Green H₂ production via electrochemical water splitting has emerged as a pivotal solution for achieving a sustainable energy future. This Review delves into the fundamentals of water splitting, focusing on the O₂ evolution reaction (OER) and H₂ evolution reaction (HER), and focuses on the critical role of electrocatalysts in these processes. Precious metals such as paltinum and iridium remain the benchmarks for catalytic performance; however, their scarcity and high cost necessitate the development of alternative materials. Recent advances in Earth-abundant catalysts, including transition-metal oxides, carbides, nitrides, and sulfides, have shown promise in balancing activity, durability, and affordability.

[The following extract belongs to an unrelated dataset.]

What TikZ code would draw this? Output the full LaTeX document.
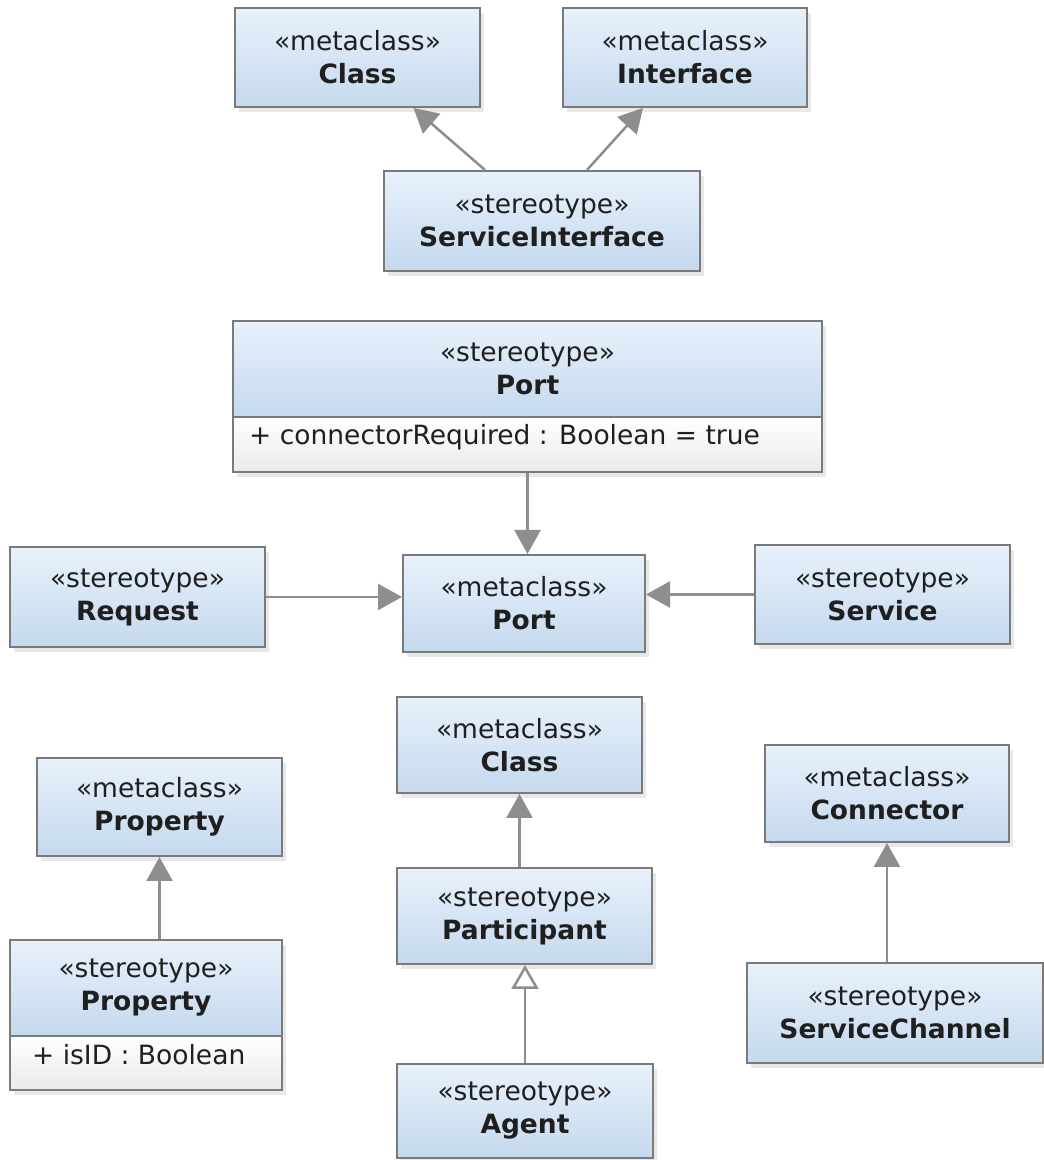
\documentclass[tikz,border=0pt]{standalone}
\usepackage{fontspec}
\setmainfont{DejaVu Sans}
\usetikzlibrary{arrows.meta,shadows}
\definecolor{boxtop}{HTML}{E8F1FB}
\definecolor{boxbot}{HTML}{C5D9EE}
\definecolor{boxline}{HTML}{7A7A7A}
\definecolor{linkgray}{HTML}{8E8E8E}
\definecolor{attrbot}{HTML}{EAEAEA}
\newcommand\boxfont{\fontsize{26.5}{33}\selectfont}
\tikzset{
  umlbox/.style={draw=boxline, line width=2pt, top color=boxtop, bottom color=boxbot,
    align=center, font=\boxfont, text=black!88, inner sep=0pt,
    drop shadow={shadow xshift=4pt, shadow yshift=-5pt, opacity=0.18}},
  attrbox/.style={umlbox, top color=white, bottom color=attrbot},
  attrtext/.style={anchor=west, font=\boxfont, text=black!88, inner sep=0pt},
  extends/.style={draw=linkgray, line width=2.5pt, -{Triangle[length=24pt,width=26pt]}},
  generalizes/.style={draw=linkgray, line width=2.5pt, -{Triangle[open,length=24pt,width=27pt,fill=white]}},
}
\begin{document}
\begin{tikzpicture}[x=1pt,y=1pt]
  \useasboundingbox (0,0) rectangle (1044,1160);
  % Service interface
  \node[umlbox, minimum width=245pt, minimum height=99pt] (clsTop) at (357.5,1102.5) {«metaclass»\\\textbf{Class}};
  \node[umlbox, minimum width=244pt, minimum height=99pt] (iface) at (685,1102.5) {«metaclass»\\\textbf{Interface}};
  \node[umlbox, minimum width=316pt, minimum height=100pt] (svcIface) at (542,939) {«stereotype»\\\textbf{ServiceInterface}};
  \draw[extends] ([xshift=-57pt]svcIface.north) -- ([xshift=56pt]clsTop.south);
  \draw[extends] ([xshift=45pt]svcIface.north) -- ([xshift=-42pt]iface.south);
  % Ports
  \node[umlbox, minimum width=589pt, minimum height=96pt] (portStereo) at (527.5,791) {«stereotype»\\\textbf{Port}};
  \node[attrbox, minimum width=589pt, minimum height=55pt] (portAttr) at (527.5,715.5) {};
  \node[attrtext] (portAttrTxt) at ([xshift=17pt,yshift=7pt]portAttr.west) {+ connectorRequired : Boolean = true};
  \node[umlbox, minimum width=242pt, minimum height=97pt] (portMeta) at (524,556.5) {«metaclass»\\\textbf{Port}};
  \node[umlbox, minimum width=255pt, minimum height=100pt] (request) at (137.5,563) {«stereotype»\\\textbf{Request}};
  \node[umlbox, minimum width=255pt, minimum height=99pt] (service) at (882.5,565.5) {«stereotype»\\\textbf{Service}};
  \draw[extends] (portAttr.south) -- (portAttr.south |- portMeta.north);
  \draw[extends] (request.east) -- (request.east -| portMeta.west);
  \draw[extends] (service.west) -- (service.west -| portMeta.east);
  % Participants
  \node[umlbox, minimum width=245pt, minimum height=96pt] (clsMid) at (519.5,415) {«metaclass»\\\textbf{Class}};
  \node[umlbox, minimum width=255pt, minimum height=96pt] (participant) at (524.5,244) {«stereotype»\\\textbf{Participant}};
  \node[umlbox, minimum width=256pt, minimum height=94pt] (agent) at (525,49) {«stereotype»\\\textbf{Agent}};
  \draw[extends] (clsMid.south |- participant.north) -- (clsMid.south);
  \draw[generalizes] (agent.north) -- (agent.north |- participant.south);
  % Properties
  \node[umlbox, minimum width=245pt, minimum height=98pt] (propMeta) at (159.5,353) {«metaclass»\\\textbf{Property}};
  \node[umlbox, minimum width=272pt, minimum height=96pt] (propStereo) at (146,172) {«stereotype»\\\textbf{Property}};
  \node[attrbox, minimum width=272pt, minimum height=54pt] (propAttr) at (146,97) {};
  \node[attrtext] (propAttrTxt) at ([xshift=23pt,yshift=8pt]propAttr.west) {+ isID : Boolean};
  \draw[extends] (propMeta.south |- propStereo.north) -- (propMeta.south);
  % Channels
  \node[umlbox, minimum width=244pt, minimum height=97pt] (connector) at (887,366.5) {«metaclass»\\\textbf{Connector}};
  \node[umlbox, minimum width=296pt, minimum height=100pt] (svcChannel) at (895,147) {«stereotype»\\\textbf{ServiceChannel}};
  \draw[extends] (connector.south |- svcChannel.north) -- (connector.south);
\end{tikzpicture}
\end{document}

The integration of nanostructuring techniques and computational modeling has enabled the design of catalysts with enhanced active site exposure and electronic properties. Furthermore, the Review highlights challenges such as material degradation, high overpotentials, and gas crossover, along with potential solutions like protective coatings, bifunctional catalysts, and advanced electrolyzer designs. Future prospects emphasize the role of artificial intelligence, hybrid systems, and sustainable manufacturing in accelerating progress. This comprehensive review underscores the significance of bridging fundamental research with technological innovations to scale up green hydrogen production, addressing energy demands while mitigating environmental impacts.